Blimey, even the Church of England have an ‘afan handbook’!!
https://www.churchofengland.org/media/1123577/afan teachers handbook.pdf
So the reason ‘people of all faiths and none are welcome’ works is because we (English-speakers) subconsciously take in those words as a single semantic unit - As if you could say ‘we are AFAN+’!
If you’ve done any computer programming, you might notate it thus:
(people (of all faiths and none)) are welcome
Only when you starting dissecting the actual wording of the original sentence used above ignoring or oblivious to its idiomatic history do you start doubting its grammatical validity.
I would still take on board the objection @KIKC had about ‘… none are welcome’ - maybe you could say ‘We welcome people of all faiths and none’ - after all this is better expressed actively rather than passively.
Yes, I like this one a lot ! This is much clearer !
Thanks for the rest of the explanation, very interesting .
I’m guessing you’re a Spanish speaker.
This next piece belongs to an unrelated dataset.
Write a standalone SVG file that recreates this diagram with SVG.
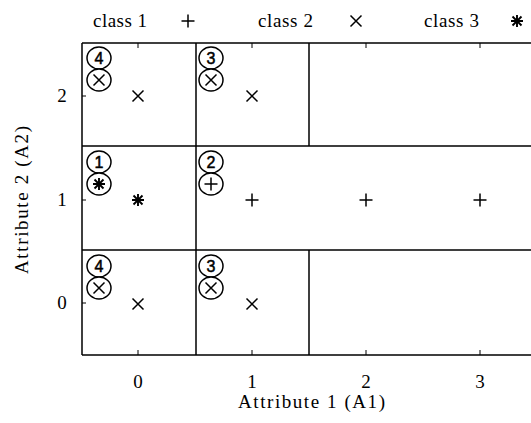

Just looked up to see if there was a Spanish equivalent of this, but looks like there’s none. You can see the English phrase come up quite often:
But of course, Spanish has its fair share of similar common phrases, though I can’t remember any at the moment, perdóname!
No, actually I’m Belgian and speak Dutch (and a few other languages). I don’t know what reasoning I had to make this account under my hubbies name: We do the AirBnB thing together. Maybe I signed up with our “business” gmail that has his name on it.
Aah, je ben vlaamse! I went by the name of course, Gutiérrez.
How about “people of no faith are welcome and the the rest are tolerated?”
I’m joking but I’ve seen a number of listings where the host thinks it’s quite important to mention their religious faith in the listing but none where the host boasts of their non-faith. I’m looking for a way to stand out in the crowd.
I am an ordained Pastafarian Minister but have left that nugget of info our of my listing. Maybe I will rethink that.